Dan Bishop was right when he spoke of his intention to vote against evicting McCarthy from the speaker’s chair.  He said McCarthy was right where most of the caucus is RIGHT now.  The state and national party structures have stacked the deck with unprincipled appropriators – like Thom – and shoved them down our throats, dishonestly portraying them as conservative fighters.

It’s like we’ve gone back in a Time Machine.  Liberal Rockefeller “country club” Republicans owned the GOP through the first half of the 20th century.  You were a Republican because you were rich and white.  (Or because mom and dad were.) At one time, Republican representation in NC was relegated mostly to the vicinities of Greensboro and Charlotte.

Barry Goldwater came around in 1964 and shocked the Rockefeller crowd.  Instead of being “team players” and showing unity, we got a lot of things like “Republicans for LBJ.”

In 1976 and 1980, establishment types went harder against Reagan than they did the Democrats.  In 1980, they ran congressman John Anderson – a liberal GOPer from Illinois – as an independent in the general to try and upend Reagan.

The successes of Ronald Reagan and Jesse Helms made it cool in North Carolina to vote and to be Republican.  Many an establishmentarian grimaced and bit their lips but followed through with the charade.  At least it would keep them “in power” and close to the public purse.

Conservatives can keep beating their heads on the wall.

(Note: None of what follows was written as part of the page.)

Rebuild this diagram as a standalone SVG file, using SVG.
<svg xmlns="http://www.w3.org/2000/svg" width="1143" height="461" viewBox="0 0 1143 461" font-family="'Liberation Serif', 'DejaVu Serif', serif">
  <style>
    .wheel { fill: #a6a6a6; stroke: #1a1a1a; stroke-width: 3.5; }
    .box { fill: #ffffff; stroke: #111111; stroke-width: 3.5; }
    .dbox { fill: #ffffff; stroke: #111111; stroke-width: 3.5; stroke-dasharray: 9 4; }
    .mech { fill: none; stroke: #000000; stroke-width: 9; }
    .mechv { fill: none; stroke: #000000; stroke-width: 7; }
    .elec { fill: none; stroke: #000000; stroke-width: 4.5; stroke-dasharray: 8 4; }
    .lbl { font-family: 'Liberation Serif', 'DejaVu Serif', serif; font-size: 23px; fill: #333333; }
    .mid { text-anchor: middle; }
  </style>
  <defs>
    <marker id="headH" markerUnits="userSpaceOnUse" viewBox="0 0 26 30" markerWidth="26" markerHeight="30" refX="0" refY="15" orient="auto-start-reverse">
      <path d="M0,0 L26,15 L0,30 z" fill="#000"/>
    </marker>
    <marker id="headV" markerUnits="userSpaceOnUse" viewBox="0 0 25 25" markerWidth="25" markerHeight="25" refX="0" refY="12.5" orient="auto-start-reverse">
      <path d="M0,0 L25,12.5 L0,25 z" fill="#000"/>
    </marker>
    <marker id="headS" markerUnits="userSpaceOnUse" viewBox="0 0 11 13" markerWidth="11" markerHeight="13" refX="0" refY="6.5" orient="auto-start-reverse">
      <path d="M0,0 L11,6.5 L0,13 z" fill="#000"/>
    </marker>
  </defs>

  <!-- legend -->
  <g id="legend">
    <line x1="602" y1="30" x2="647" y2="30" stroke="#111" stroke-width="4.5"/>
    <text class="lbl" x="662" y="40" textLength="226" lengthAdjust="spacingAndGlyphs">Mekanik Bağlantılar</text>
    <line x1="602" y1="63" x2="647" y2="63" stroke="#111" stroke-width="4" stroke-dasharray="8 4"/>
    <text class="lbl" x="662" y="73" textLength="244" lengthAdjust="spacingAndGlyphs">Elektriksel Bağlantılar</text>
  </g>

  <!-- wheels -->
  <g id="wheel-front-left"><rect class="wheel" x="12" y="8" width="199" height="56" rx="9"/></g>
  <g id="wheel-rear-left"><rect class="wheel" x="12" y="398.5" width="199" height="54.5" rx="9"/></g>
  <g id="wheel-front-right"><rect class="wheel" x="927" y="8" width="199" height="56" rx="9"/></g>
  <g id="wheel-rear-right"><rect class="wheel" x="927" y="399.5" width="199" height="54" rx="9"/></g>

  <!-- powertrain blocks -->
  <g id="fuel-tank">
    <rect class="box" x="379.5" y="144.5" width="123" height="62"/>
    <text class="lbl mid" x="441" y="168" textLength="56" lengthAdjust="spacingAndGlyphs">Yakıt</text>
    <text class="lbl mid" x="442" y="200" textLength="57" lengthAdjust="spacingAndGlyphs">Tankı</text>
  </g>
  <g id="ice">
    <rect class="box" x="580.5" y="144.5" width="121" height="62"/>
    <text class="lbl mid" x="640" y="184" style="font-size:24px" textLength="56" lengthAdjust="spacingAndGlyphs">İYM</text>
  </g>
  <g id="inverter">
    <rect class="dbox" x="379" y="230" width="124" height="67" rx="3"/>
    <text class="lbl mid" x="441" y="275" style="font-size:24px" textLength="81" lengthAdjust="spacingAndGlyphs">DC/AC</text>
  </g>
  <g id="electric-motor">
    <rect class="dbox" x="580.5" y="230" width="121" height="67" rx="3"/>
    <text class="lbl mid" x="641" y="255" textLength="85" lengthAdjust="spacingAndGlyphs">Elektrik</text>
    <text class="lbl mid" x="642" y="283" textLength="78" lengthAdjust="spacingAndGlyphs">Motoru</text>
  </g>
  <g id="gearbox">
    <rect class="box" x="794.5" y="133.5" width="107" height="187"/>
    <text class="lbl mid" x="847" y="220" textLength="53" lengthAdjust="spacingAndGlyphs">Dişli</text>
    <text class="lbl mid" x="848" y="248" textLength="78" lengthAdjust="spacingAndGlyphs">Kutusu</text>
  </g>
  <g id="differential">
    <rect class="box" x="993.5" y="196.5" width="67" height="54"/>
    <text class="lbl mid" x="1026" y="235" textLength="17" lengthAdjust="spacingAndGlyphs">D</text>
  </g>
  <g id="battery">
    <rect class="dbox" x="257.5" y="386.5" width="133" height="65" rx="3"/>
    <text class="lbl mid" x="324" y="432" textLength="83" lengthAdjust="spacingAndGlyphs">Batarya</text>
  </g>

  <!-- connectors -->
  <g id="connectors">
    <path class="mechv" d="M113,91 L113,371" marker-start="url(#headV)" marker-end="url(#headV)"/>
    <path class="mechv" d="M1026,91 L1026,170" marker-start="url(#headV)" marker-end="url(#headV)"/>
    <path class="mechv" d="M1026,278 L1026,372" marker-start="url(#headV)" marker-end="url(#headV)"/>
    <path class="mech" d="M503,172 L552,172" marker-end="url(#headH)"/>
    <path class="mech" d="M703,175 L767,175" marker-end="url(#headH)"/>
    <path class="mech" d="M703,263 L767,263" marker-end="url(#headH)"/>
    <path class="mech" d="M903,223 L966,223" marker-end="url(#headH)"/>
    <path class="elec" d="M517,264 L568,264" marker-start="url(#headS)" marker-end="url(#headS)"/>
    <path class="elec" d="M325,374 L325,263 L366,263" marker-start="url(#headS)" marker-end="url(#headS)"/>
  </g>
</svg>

They can keep enduring and tolerating the label of “extreme” for demanding people adhere to the party platform.  

Or they could rally and take over the party like they did in 1964 and 1980.  The Thom Tillis – Mitt Romney crowd clearly doesn’t want us here, though.  They want us to play nice when they’re on top, but won’t do a thing for us when elections work out better for us. (Remember Thom’s war on Trump’s border wall?) 

Maybe it’s time to go more toward the European-style parliamentary arrangement.  The two parties were not mandated by the Constitution.  They are in place because it’s easier for the establishment to manage things – including US.

Let’s stop arranging our elections and government around parties.  Let people form parties based on what they believe and want to fight for.  The Low-Taxes, Less-Spending Party vs. The Nanny-State Party vs. The Appropriator Party. Let’s go for an arrangement that’s more honest than what we have now.

I’ve come across too many people who believe an (R) next to one’s name is a symbol of honesty and integrity.  (So, no Republicans EVER go to jail?  No Republicans ever lie to their voters?)

The folks currently running the General Assembly in Raleigh are seriously giving Marc Basnight, Jim Black and their crews a run for their money.  A new set of grubby hands on the same pile of cash. 

The same is true for the (D).  R and D are simply letters that allow people to read into them what they want to.

Keeping things as-is will leave us with the same mess:  a majority of unprincipled appropriators fighting to stomp out the folks honestly trying to represent the people back home.